Languorously sipping a pre-noon aperitif I remembered how pleasurable devoting a Saturday to friends and a fancy lunch is. The open fire of The Woodman in Stratford-upon-Avon provided a comforting smokey aroma as we drank our Chase Pomelo and Grapefruit G&Ts, washing away the sadness of England losing to South Africa in the rugby world cup that morning. Their dining room and menu looks elegant and welcoming so we’ll be sure to go back and eat there, but we had plans for this particular Saturday, just down the road at Michelin starred Salt.
I had expected from the name that Salt restaurant would be modern and crisp, but it instead delivers a homely feel. Chunky wooden furniture in the dining room is overlooked by the pass, outlined in bare brick, with pensive chefs checking that plated dishes are soigné. The front of house team were friendly and knowledgeable of the menu.
Their six course tasting menu, which we luxuriated over for about 3 hours, costs £50 per person, and we also had a cheese course (£8 supplement). The wine list is reasonably priced and we had a delicious Chatteau Garreau Bordeaux for £45; I note while we ordered it before we started it wasn’t opened until near an hour later when we needed it which was disappointing. A wine pairing is available at £40 which seems reasonable, but I’d almost always prefer to buy by the bottle now. Wine flights have seemed to become more cynical over recent years, and I’ve witnessed glasses with just a thimble full of wine. and flights with cheap substitues not even
available by the bottle on a restaurant’s main wine list. Don’t take that as commentary on Salt’s wine flight, we didn’t take it.
We started with champagne cocktails and a Contratto spritz (a well-chosen Aperol alternative), and then chose a bottle of Gocker Gewurztraminer for the first three courses.
Our first course was poached beetroot, pistachio, and beef fat. Pistachios provided texture against the softer golden and purple beets, and the promised beef fat featured as a tasty powder. Second course was cured halibut, pear, kohlrabi, salty fingers, buttermilk, and dill. The buttermilk didn’t do it for me, it wasn’t pungent enough, but I liked the succulent salty fingers with the halibut. And I like saying salty fingers. Salty fingers.
Next up came carrot cooked in chicken fat, with crispy chicken skin, and pickled carrot. I love pickle, luckily, because the pickled carrot was very sharp. I would’ve liked more of the chicken skin crumb it was lacking in quantity rather than flavour. The chicken broth was very tasty and its fatty salty flavours worked brilliantly with the carrot.

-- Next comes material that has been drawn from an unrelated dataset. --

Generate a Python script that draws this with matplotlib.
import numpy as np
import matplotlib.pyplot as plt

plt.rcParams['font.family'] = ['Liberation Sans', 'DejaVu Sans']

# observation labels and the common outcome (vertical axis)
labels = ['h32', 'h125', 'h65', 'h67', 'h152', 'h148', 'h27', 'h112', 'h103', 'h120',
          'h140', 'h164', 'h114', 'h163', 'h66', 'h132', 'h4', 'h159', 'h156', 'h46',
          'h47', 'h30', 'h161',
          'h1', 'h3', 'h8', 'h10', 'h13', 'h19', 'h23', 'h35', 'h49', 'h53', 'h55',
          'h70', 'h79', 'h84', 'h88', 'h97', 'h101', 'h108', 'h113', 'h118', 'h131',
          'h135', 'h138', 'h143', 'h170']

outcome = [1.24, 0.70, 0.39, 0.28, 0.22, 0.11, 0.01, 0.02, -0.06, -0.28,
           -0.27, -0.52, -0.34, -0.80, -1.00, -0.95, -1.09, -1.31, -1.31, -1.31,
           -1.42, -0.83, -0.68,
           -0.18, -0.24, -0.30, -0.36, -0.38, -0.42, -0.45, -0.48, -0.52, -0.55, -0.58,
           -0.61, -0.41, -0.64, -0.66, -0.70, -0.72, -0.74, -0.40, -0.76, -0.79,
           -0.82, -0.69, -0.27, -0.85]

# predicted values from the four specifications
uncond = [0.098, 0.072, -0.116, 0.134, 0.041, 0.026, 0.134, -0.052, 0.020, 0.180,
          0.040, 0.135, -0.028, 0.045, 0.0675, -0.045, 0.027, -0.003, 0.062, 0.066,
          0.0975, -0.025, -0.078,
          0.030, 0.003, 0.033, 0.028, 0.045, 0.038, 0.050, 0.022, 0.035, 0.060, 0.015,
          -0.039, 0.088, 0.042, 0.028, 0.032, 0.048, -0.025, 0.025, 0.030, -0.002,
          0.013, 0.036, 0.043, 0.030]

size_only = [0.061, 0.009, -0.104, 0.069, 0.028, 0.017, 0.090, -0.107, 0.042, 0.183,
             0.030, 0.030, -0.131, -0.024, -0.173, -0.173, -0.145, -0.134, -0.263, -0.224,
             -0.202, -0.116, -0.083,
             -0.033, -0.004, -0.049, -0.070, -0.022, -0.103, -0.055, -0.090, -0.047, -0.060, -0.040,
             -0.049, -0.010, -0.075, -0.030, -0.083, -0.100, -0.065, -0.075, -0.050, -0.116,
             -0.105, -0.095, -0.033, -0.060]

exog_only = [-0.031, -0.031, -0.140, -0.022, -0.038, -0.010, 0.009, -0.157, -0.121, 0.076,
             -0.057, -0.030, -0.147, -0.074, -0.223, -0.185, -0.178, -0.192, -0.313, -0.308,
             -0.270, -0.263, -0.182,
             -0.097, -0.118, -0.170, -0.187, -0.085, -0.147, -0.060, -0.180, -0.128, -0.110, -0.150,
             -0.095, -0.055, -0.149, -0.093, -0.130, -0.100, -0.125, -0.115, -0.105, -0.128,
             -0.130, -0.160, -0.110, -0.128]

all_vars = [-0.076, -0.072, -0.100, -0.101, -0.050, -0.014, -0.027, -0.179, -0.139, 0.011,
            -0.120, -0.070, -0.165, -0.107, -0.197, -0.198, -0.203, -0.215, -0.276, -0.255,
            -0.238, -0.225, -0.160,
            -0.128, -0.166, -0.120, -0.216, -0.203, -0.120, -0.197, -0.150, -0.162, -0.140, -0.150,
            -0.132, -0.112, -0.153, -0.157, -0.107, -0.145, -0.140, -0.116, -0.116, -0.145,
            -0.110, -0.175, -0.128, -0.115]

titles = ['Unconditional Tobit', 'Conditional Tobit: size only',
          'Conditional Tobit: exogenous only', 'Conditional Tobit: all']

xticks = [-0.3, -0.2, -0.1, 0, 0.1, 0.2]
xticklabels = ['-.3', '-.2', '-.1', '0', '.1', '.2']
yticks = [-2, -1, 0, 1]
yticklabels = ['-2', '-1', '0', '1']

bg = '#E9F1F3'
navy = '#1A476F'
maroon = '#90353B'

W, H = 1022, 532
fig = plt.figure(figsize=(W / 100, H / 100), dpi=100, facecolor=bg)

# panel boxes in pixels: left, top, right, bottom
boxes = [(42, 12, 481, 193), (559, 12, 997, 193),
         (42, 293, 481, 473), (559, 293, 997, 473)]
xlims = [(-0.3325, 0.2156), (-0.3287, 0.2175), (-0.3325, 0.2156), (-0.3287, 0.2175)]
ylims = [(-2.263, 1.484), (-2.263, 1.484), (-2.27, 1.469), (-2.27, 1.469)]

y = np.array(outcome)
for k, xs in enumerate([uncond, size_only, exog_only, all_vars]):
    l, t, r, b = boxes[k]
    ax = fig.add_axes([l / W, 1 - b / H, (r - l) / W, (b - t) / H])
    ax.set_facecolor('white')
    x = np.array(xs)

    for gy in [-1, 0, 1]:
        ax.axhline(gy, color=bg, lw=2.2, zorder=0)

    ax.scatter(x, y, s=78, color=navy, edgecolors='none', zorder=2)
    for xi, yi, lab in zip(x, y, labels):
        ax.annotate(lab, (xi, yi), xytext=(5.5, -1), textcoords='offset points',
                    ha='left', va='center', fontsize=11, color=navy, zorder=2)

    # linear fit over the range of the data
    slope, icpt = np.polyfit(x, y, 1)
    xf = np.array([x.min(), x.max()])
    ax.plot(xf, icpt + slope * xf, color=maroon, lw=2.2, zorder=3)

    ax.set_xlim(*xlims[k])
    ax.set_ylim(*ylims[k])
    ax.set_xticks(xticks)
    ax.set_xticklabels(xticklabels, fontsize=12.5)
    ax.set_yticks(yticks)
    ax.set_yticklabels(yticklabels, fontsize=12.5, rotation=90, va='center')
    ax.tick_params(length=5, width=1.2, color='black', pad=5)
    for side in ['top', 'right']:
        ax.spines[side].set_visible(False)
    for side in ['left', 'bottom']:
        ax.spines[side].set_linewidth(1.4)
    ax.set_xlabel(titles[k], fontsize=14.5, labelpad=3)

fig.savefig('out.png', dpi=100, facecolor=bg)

We loved the lamb saddle and belly on smoked roe. The lamb was very tasty, with soft rendered fat on the belly, and the salty smoky roe was an unusual but inspired accompaniment. The parsnips the dish came with were undercooked, but the rest of the dish was a triumph.
Having a day of going all out we decided that french-style we’d take a cheese course before dessert, which was great, and served with snapping lavoche crackers encrusted with seeds.
Our first dessert of apple sorbet, toffee apple, and orange custard was nice, though I could’ve done without the icy sorbet alongside the creamy custard. The second dessert and final course however was loved by the three of us. Close to Halloween a bright orange pumpkin mousse was timely and more importantly interesting and delicious, having a slightly earthy note. With a lightness of touch, this had been sweetened perfectly, and complimented the rich and complex Alunga chocolate. With dessert we had a glass of Maury dessert wine (£7 for 50ml) which always works perfectly with chocolate desserts.
While there were a couple of mis-steps when we dined here for lunch, it wouldn’t stop me going back. All round it seemed to come together to provide a welcoming and fun lunch for friends, for a really reasonable price point.